ESS School Library

What can your teacher-librarian & school library do for you?


"The school library program enables faculty and students, and each individual to access and make effective use of the world's knowledge."

Dr. Ken Haycock, UBC School of Library

Signs of a good school library:

A School Library can help:

- increase student achievement

- motivate learning through literacy

- promote inquiry-based learning

- create higher-level thinkers

- develop information literacy skills

- create independent learners

- develop an appreciation for various literary genres


A Good Library Needs a Teacher-Librarian

What can a Teacher-Librarian offer schools?

A qualified teacher-librarian should be:

- skilled in teaching information literacy

- well versed in educational technology

- a leader in collaboration and in creating an effective learning environment

- a good communicator

- well versed with the curriculum


A Good Library and Teacher-Librarian Need Support

Factors required to improve and maintain an effective program

- administrative support

- funding to buy new resources and to subscribe to online sources

- flexibility in scheduling

- clerical assistance

- parent involvement

- an inviting and conducive work environment

- current technology

- a collaborative school culture

“All available research points to a strong correlation between increased student achievement and effective school library programs.”

-Karen Lindsay Canadian Association for School Libraries


What can teacher-librarians do for classroom teachers?

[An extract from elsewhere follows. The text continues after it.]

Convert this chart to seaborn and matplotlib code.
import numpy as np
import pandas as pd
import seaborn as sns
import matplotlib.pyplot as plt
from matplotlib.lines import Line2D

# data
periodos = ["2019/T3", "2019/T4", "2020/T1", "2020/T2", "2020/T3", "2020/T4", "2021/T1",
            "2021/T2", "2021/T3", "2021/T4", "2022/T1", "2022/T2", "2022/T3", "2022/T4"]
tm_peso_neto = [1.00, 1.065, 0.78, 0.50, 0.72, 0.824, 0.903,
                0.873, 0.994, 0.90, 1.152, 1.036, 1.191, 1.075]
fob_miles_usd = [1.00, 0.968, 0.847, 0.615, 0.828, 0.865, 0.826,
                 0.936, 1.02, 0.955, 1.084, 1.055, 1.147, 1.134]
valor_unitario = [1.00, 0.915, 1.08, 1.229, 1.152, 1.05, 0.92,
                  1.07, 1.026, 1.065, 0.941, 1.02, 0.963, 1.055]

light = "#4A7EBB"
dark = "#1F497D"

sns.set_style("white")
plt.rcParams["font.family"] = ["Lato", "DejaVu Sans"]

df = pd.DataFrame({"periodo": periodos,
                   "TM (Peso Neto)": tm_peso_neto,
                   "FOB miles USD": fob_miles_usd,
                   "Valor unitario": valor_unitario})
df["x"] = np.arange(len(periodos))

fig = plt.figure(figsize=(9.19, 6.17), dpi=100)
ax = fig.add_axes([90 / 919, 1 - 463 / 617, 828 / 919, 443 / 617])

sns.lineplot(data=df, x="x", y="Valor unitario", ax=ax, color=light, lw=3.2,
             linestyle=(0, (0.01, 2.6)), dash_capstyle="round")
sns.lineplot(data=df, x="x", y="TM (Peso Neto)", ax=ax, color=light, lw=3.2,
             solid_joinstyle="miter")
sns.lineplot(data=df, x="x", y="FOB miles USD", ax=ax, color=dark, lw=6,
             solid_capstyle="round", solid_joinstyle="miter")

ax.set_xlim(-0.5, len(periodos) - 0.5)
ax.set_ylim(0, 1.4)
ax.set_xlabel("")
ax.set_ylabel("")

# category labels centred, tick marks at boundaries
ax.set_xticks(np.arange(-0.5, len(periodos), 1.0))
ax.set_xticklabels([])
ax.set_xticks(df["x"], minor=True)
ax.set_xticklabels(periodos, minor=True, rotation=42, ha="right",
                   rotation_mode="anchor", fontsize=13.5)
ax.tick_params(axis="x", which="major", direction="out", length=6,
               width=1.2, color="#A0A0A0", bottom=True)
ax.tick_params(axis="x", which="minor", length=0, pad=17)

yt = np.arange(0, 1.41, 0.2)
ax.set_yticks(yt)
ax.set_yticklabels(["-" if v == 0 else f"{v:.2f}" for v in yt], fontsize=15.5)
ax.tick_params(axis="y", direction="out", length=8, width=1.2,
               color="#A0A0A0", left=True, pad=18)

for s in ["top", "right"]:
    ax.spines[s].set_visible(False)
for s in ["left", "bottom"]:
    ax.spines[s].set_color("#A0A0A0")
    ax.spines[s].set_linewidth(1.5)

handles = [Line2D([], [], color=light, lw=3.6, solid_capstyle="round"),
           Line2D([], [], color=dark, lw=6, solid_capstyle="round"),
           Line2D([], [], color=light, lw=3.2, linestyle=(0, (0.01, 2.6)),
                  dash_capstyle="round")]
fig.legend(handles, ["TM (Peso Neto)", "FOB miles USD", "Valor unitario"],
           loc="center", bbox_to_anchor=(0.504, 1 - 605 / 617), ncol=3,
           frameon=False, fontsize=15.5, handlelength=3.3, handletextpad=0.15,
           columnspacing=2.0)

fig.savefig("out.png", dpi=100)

  • Be team teachers and a sounding board

  • Collaboratively plan/teach lessons or units with classroom teachers

  • Instruct students in information literacy skills, including searching techniques, organizational techniques, note taking, presentation techniques

  • Suggest ways to introduce various technologies into the curriculum as well as be a source of knowledge and expertise for the integration of information and communications technologies (ICT) with teaching and learning

  • Recommend reading material at appropriate levels

  • Locate relevant materials, including audiovisual and internet sites, for the unit or lesson

  • Coordinate the purchase of materials to assist the classroom teacher

-taken from BCTLA website


Collaborative Planning/Teaching With Your Teacher-Librarian

Things to Think About

  • What do you want the students to learn? (research skills/curriculum)

  • How do you want the students to demonstrate what they have learned? (end product)

  • How are you going to evaluate the learning?

  • What resources do you anticipate needing?

  • Have you structured your lesson/unit to avoid plagiarism?

  • How long do you anticipate the lessons/unit will take?

  • How would you like the Teacher- Librarian to be involved?

-taken from BCTLA website

Examples of End Products:

  • Create displays (models, dioramas, stations, posters, demonstrations)

  • Use other media formats to display knowledge (Video, power point , audio presentation, web page…

  • Have students teach other students what they have learned (jigsaw, station study, oral presentation, debate…)

  • Have students apply what they have learned to their own lives (personal relevance) Create information in a new form (poetry, games, role-play, skits, collages, letter to editor…)

  • Consider the process as your end product (notes, bibliography, group skills, annotated bibliography, types of resources or variety of resources used, presentation skills, organizational skills, work habits…)

-taken from BCTLA website

“With the introduction of specific inquiry strategies, the students learn through interaction with a wide range of sources, formats and technologies.”

Calgary Board of Education, Canadian School Library Association


Above all, the ESS library is a warm and inviting place for everyone...even for Cookie Monster!
Sesame Street: Cookie Monster In The Library


"Recent research on the impact of school library programs on academic achievement shows that students who visit school libraries to be taught by teacher-librarians working in collaboration, have higher reading and writing scores. The research also shows that school libraries with larger book collections and greater circulation of these books have higher test scores."